_Required work:_
Give back every line exactly as it appears, pictures excluded.

[BEGIN Collected data]

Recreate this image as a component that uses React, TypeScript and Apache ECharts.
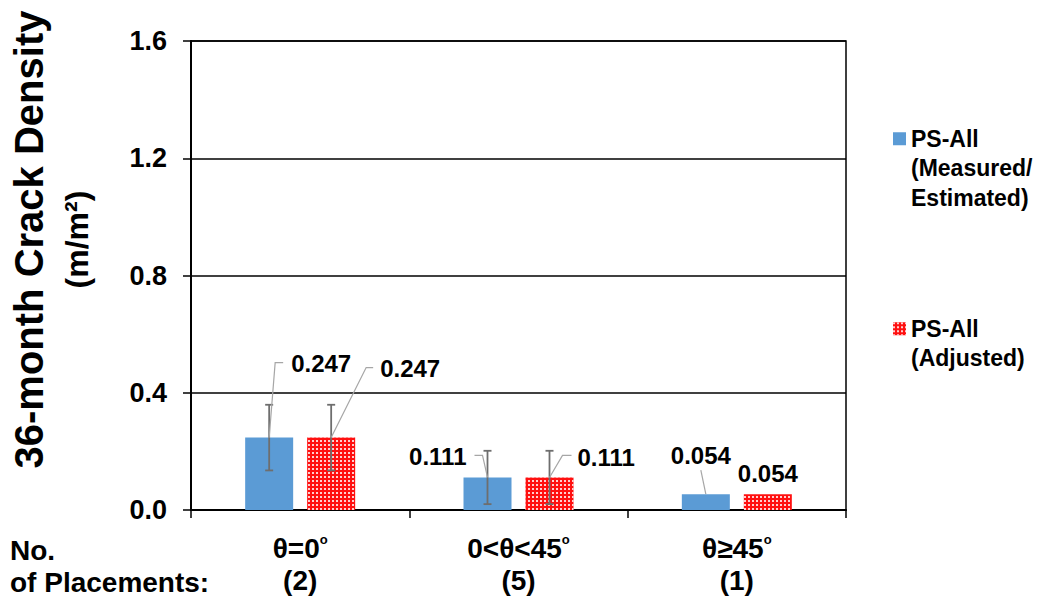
import React, { useEffect, useRef } from "react";
import * as echarts from "echarts";

const categories = ["θ=0", "0<θ<45", "θ≥45"];
const placements = [2, 5, 1];
const measured = [0.247, 0.111, 0.054];
const adjusted = [0.247, 0.111, 0.054];
const measuredErr = [0.112, 0.091, 0];
const adjustedErr = [0.112, 0.091, 0];
const yMin = 0;
const yMax = 1.6;
const yInterval = 0.4;

const seriesNames = ["PS-All (Measured/Estimated)", "PS-All (Adjusted)"];
const legendText: Record<string, string> = {
  "PS-All (Measured/Estimated)": "\n\nPS-All\n(Measured/\nEstimated)",
  "PS-All (Adjusted)": "\nPS-All\n(Adjusted)",
};

const FONT = '"Liberation Sans", Arial, sans-serif';
const BAR_WIDTH = 48;
const BAR_GAP_PX = 14;
const BAR_OFFSET = (BAR_WIDTH + BAR_GAP_PX) / 2;

type LabelLayout = { line: number[][]; text: number[]; align: string };
const measuredLabelLayout: LabelLayout[] = [
  { line: [[6, -75], [14, -75]], text: [22, -74], align: "left" },
  { line: [[-5, -22], [-13, -22]], text: [-21, -21], align: "right" },
  { line: [[-5, -24]], text: [-5, -39], align: "center" },
];
const adjustedLabelLayout: LabelLayout[] = [
  { line: [[35, -70], [42, -70]], text: [49, -69], align: "left" },
  { line: [[13, -22], [22, -22]], text: [28, -20], align: "left" },
  { line: [], text: [0, -21], align: "center" },
];

function errorSeries(values: number[], errs: number[], side: number) {
  return {
    type: "custom",
    z: 5,
    silent: true,
    data: values.map((v, i) => [i, v, errs[i]]),
    renderItem: (params: any, api: any) => {
      const e = api.value(2);
      if (!e) return { type: "group", children: [] };
      const x = api.value(0);
      const v = api.value(1);
      const top = api.coord([x, v + e]);
      const bot = api.coord([x, v - e]);
      const cx = top[0] + side * BAR_OFFSET;
      const st = { stroke: "#6e6e6e", lineWidth: 1.8 };
      return {
        type: "group",
        children: [
          { type: "line", shape: { x1: cx, y1: top[1], x2: cx, y2: bot[1] }, style: st },
          { type: "line", shape: { x1: cx - 4, y1: top[1], x2: cx + 4, y2: top[1] }, style: st },
          { type: "line", shape: { x1: cx - 4, y1: bot[1], x2: cx + 4, y2: bot[1] }, style: st },
        ],
      };
    },
  };
}

function labelSeries(values: number[], layout: LabelLayout[], side: number) {
  return {
    type: "custom",
    z: 6,
    silent: true,
    data: values.map((v, i) => [i, v]),
    renderItem: (params: any, api: any) => {
      const idx = params.dataIndex;
      const v = api.value(1);
      const p = api.coord([api.value(0), v]);
      const x0 = p[0] + side * BAR_OFFSET;
      const y0 = p[1];
      const L = layout[idx];
      const children: any[] = [];
      if (L.line.length) {
        children.push({
          type: "polyline",
          shape: { points: [[x0, y0], ...L.line.map((d) => [x0 + d[0], y0 + d[1]])] },
          style: { stroke: "#a6a6a6", lineWidth: 1.2, fill: "none" },
        });
      }
      children.push({
        type: "text",
        style: {
          text: v.toFixed(3),
          x: x0 + L.text[0],
          y: y0 + L.text[1],
          align: L.align,
          verticalAlign: "middle",
          font: `bold 24px ${FONT}`,
          fill: "#000",
        },
      });
      return { type: "group", children };
    },
  };
}

export default function App() {
  const ref = useRef<HTMLDivElement>(null);
  useEffect(() => {
    if (!ref.current) return;
    const chart = echarts.init(ref.current, null, { renderer: "svg" });
    const option: any = {
      animation: false,
      textStyle: { fontFamily: FONT },
      grid: { left: 191, right: 201, top: 41, bottom: 91, show: true, borderColor: "#000", borderWidth: 1.5 },
      legend: {
        orient: "vertical",
        left: 893,
        top: 65,
        padding: 0,
        itemGap: 72,
        itemWidth: 13,
        itemHeight: 13,
        icon: "rect",
        data: seriesNames,
        formatter: (name: string) => legendText[name],
        textStyle: { fontSize: 23, fontWeight: "bold", lineHeight: 29.5, color: "#000", fontFamily: FONT },
      },
      xAxis: {
        type: "category",
        data: categories,
        axisLine: { lineStyle: { color: "#000", width: 2 } },
        axisTick: { show: true, length: 8, lineStyle: { color: "#000", width: 1.5 } },
        axisLabel: {
          margin: 22,
          interval: 0,
          formatter: (val: string, idx: number) => `{c|${val}}{sup|o}\n{n|(${placements[idx]})}`,
          rich: {
            c: { fontSize: 28, fontWeight: "bold", lineHeight: 32, color: "#000", fontFamily: FONT },
            sup: { fontSize: 13, fontWeight: "bold", lineHeight: 32, color: "#000", padding: [0, 0, 18, 0], fontFamily: FONT },
            n: { fontSize: 28, fontWeight: "bold", lineHeight: 32, color: "#000", fontFamily: FONT },
          },
        },
      },
      yAxis: {
        type: "value",
        min: yMin,
        max: yMax,
        interval: yInterval,
        name: "{t|36-month Crack Density}\n{u|(m/m²)}",
        nameLocation: "middle",
        nameRotate: 90,
        nameGap: 90,
        nameTextStyle: {
          padding: [0, 0, 0, 72],
          rich: {
            t: { fontSize: 40, fontWeight: "bold", lineHeight: 48, color: "#000", fontFamily: FONT },
            u: { fontSize: 32, fontWeight: "bold", lineHeight: 48, color: "#000", fontFamily: FONT },
          },
        },
        axisLine: { show: true, lineStyle: { color: "#000", width: 2 } },
        axisTick: { show: true, length: 8, lineStyle: { color: "#000", width: 1.5 } },
        splitLine: { show: true, lineStyle: { color: "#000", width: 1.5 } },
        axisLabel: {
          margin: 24,
          fontSize: 27,
          fontWeight: "bold",
          color: "#000",
          fontFamily: FONT,
          formatter: (v: number) => v.toFixed(1),
        },
      },
      graphic: [
        {
          type: "text",
          left: 10,
          top: 534,
          style: {
            text: "No.\nof Placements:",
            font: `bold 28px ${FONT}`,
            lineHeight: 32,
            fill: "#000",
          },
        },
      ],
      series: [
        {
          name: seriesNames[0],
          type: "bar",
          data: measured,
          barWidth: BAR_WIDTH,
          barGap: `${(BAR_GAP_PX / BAR_WIDTH) * 100}%`,
          itemStyle: { color: "#5b9bd5" },
        },
        {
          name: seriesNames[1],
          type: "bar",
          data: adjusted,
          barWidth: BAR_WIDTH,
          barGap: `${(BAR_GAP_PX / BAR_WIDTH) * 100}%`,
          itemStyle: {
            color: "#ff1010",
            decal: {
              symbol: "rect",
              symbolSize: 1,
              color: "rgba(255,255,255,0.8)",
              dashArrayX: [2, 2],
              dashArrayY: [2, 2],
              rotation: 0,
            },
          },
        },
        errorSeries(measured, measuredErr, -1),
        errorSeries(adjusted, adjustedErr, 1),
        labelSeries(measured, measuredLabelLayout, -1),
        labelSeries(adjusted, adjustedLabelLayout, 1),
      ],
    };
    chart.setOption(option);
    return () => chart.dispose();
  }, []);
  return <div ref={ref} style={{ position: "fixed", left: 0, top: 0, width: 1047, height: 601, background: "#fff" }} />;
}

[END Collected data]

_Task answer:_
Recreate this image as a component that uses React, TypeScript and Apache ECharts.
import React, { useEffect, useRef } from "react";
import * as echarts from "echarts";

const categories = ["θ=0", "0<θ<45", "θ≥45"];
const placements = [2, 5, 1];
const measured = [0.247, 0.111, 0.054];
const adjusted = [0.247, 0.111, 0.054];
const measuredErr = [0.112, 0.091, 0];
const adjustedErr = [0.112, 0.091, 0];
const yMin = 0;
const yMax = 1.6;
const yInterval = 0.4;

const seriesNames = ["PS-All (Measured/Estimated)", "PS-All (Adjusted)"];
const legendText: Record<string, string> = {
  "PS-All (Measured/Estimated)": "\n\nPS-All\n(Measured/\nEstimated)",
  "PS-All (Adjusted)": "\nPS-All\n(Adjusted)",
};

const FONT = '"Liberation Sans", Arial, sans-serif';
const BAR_WIDTH = 48;
const BAR_GAP_PX = 14;
const BAR_OFFSET = (BAR_WIDTH + BAR_GAP_PX) / 2;

type LabelLayout = { line: number[][]; text: number[]; align: string };
const measuredLabelLayout: LabelLayout[] = [
  { line: [[6, -75], [14, -75]], text: [22, -74], align: "left" },
  { line: [[-5, -22], [-13, -22]], text: [-21, -21], align: "right" },
  { line: [[-5, -24]], text: [-5, -39], align: "center" },
];
const adjustedLabelLayout: LabelLayout[] = [
  { line: [[35, -70], [42, -70]], text: [49, -69], align: "left" },
  { line: [[13, -22], [22, -22]], text: [28, -20], align: "left" },
  { line: [], text: [0, -21], align: "center" },
];

function errorSeries(values: number[], errs: number[], side: number) {
  return {
    type: "custom",
    z: 5,
    silent: true,
    data: values.map((v, i) => [i, v, errs[i]]),
    renderItem: (params: any, api: any) => {
      const e = api.value(2);
      if (!e) return { type: "group", children: [] };
      const x = api.value(0);
      const v = api.value(1);
      const top = api.coord([x, v + e]);
      const bot = api.coord([x, v - e]);
      const cx = top[0] + side * BAR_OFFSET;
      const st = { stroke: "#6e6e6e", lineWidth: 1.8 };
      return {
        type: "group",
        children: [
          { type: "line", shape: { x1: cx, y1: top[1], x2: cx, y2: bot[1] }, style: st },
          { type: "line", shape: { x1: cx - 4, y1: top[1], x2: cx + 4, y2: top[1] }, style: st },
          { type: "line", shape: { x1: cx - 4, y1: bot[1], x2: cx + 4, y2: bot[1] }, style: st },
        ],
      };
    },
  };
}

function labelSeries(values: number[], layout: LabelLayout[], side: number) {
  return {
    type: "custom",
    z: 6,
    silent: true,
    data: values.map((v, i) => [i, v]),
    renderItem: (params: any, api: any) => {
      const idx = params.dataIndex;
      const v = api.value(1);
      const p = api.coord([api.value(0), v]);
      const x0 = p[0] + side * BAR_OFFSET;
      const y0 = p[1];
      const L = layout[idx];
      const children: any[] = [];
      if (L.line.length) {
        children.push({
          type: "polyline",
          shape: { points: [[x0, y0], ...L.line.map((d) => [x0 + d[0], y0 + d[1]])] },
          style: { stroke: "#a6a6a6", lineWidth: 1.2, fill: "none" },
        });
      }
      children.push({
        type: "text",
        style: {
          text: v.toFixed(3),
          x: x0 + L.text[0],
          y: y0 + L.text[1],
          align: L.align,
          verticalAlign: "middle",
          font: `bold 24px ${FONT}`,
          fill: "#000",
        },
      });
      return { type: "group", children };
    },
  };
}

export default function App() {
  const ref = useRef<HTMLDivElement>(null);
  useEffect(() => {
    if (!ref.current) return;
    const chart = echarts.init(ref.current, null, { renderer: "svg" });
    const option: any = {
      animation: false,
      textStyle: { fontFamily: FONT },
      grid: { left: 191, right: 201, top: 41, bottom: 91, show: true, borderColor: "#000", borderWidth: 1.5 },
      legend: {
        orient: "vertical",
        left: 893,
        top: 65,
        padding: 0,
        itemGap: 72,
        itemWidth: 13,
        itemHeight: 13,
        icon: "rect",
        data: seriesNames,
        formatter: (name: string) => legendText[name],
        textStyle: { fontSize: 23, fontWeight: "bold", lineHeight: 29.5, color: "#000", fontFamily: FONT },
      },
      xAxis: {
        type: "category",
        data: categories,
        axisLine: { lineStyle: { color: "#000", width: 2 } },
        axisTick: { show: true, length: 8, lineStyle: { color: "#000", width: 1.5 } },
        axisLabel: {
          margin: 22,
          interval: 0,
          formatter: (val: string, idx: number) => `{c|${val}}{sup|o}\n{n|(${placements[idx]})}`,
          rich: {
            c: { fontSize: 28, fontWeight: "bold", lineHeight: 32, color: "#000", fontFamily: FONT },
            sup: { fontSize: 13, fontWeight: "bold", lineHeight: 32, color: "#000", padding: [0, 0, 18, 0], fontFamily: FONT },
            n: { fontSize: 28, fontWeight: "bold", lineHeight: 32, color: "#000", fontFamily: FONT },
          },
        },
      },
      yAxis: {
        type: "value",
        min: yMin,
        max: yMax,
        interval: yInterval,
        name: "{t|36-month Crack Density}\n{u|(m/m²)}",
        nameLocation: "middle",
        nameRotate: 90,
        nameGap: 90,
        nameTextStyle: {
          padding: [0, 0, 0, 72],
          rich: {
            t: { fontSize: 40, fontWeight: "bold", lineHeight: 48, color: "#000", fontFamily: FONT },
            u: { fontSize: 32, fontWeight: "bold", lineHeight: 48, color: "#000", fontFamily: FONT },
          },
        },
        axisLine: { show: true, lineStyle: { color: "#000", width: 2 } },
        axisTick: { show: true, length: 8, lineStyle: { color: "#000", width: 1.5 } },
        splitLine: { show: true, lineStyle: { color: "#000", width: 1.5 } },
        axisLabel: {
          margin: 24,
          fontSize: 27,
          fontWeight: "bold",
          color: "#000",
          fontFamily: FONT,
          formatter: (v: number) => v.toFixed(1),
        },
      },
      graphic: [
        {
          type: "text",
          left: 10,
          top: 534,
          style: {
            text: "No.\nof Placements:",
            font: `bold 28px ${FONT}`,
            lineHeight: 32,
            fill: "#000",
          },
        },
      ],
      series: [
        {
          name: seriesNames[0],
          type: "bar",
          data: measured,
          barWidth: BAR_WIDTH,
          barGap: `${(BAR_GAP_PX / BAR_WIDTH) * 100}%`,
          itemStyle: { color: "#5b9bd5" },
        },
        {
          name: seriesNames[1],
          type: "bar",
          data: adjusted,
          barWidth: BAR_WIDTH,
          barGap: `${(BAR_GAP_PX / BAR_WIDTH) * 100}%`,
          itemStyle: {
            color: "#ff1010",
            decal: {
              symbol: "rect",
              symbolSize: 1,
              color: "rgba(255,255,255,0.8)",
              dashArrayX: [2, 2],
              dashArrayY: [2, 2],
              rotation: 0,
            },
          },
        },
        errorSeries(measured, measuredErr, -1),
        errorSeries(adjusted, adjustedErr, 1),
        labelSeries(measured, measuredLabelLayout, -1),
        labelSeries(adjusted, adjustedLabelLayout, 1),
      ],
    };
    chart.setOption(option);
    return () => chart.dispose();
  }, []);
  return <div ref={ref} style={{ position: "fixed", left: 0, top: 0, width: 1047, height: 601, background: "#fff" }} />;
}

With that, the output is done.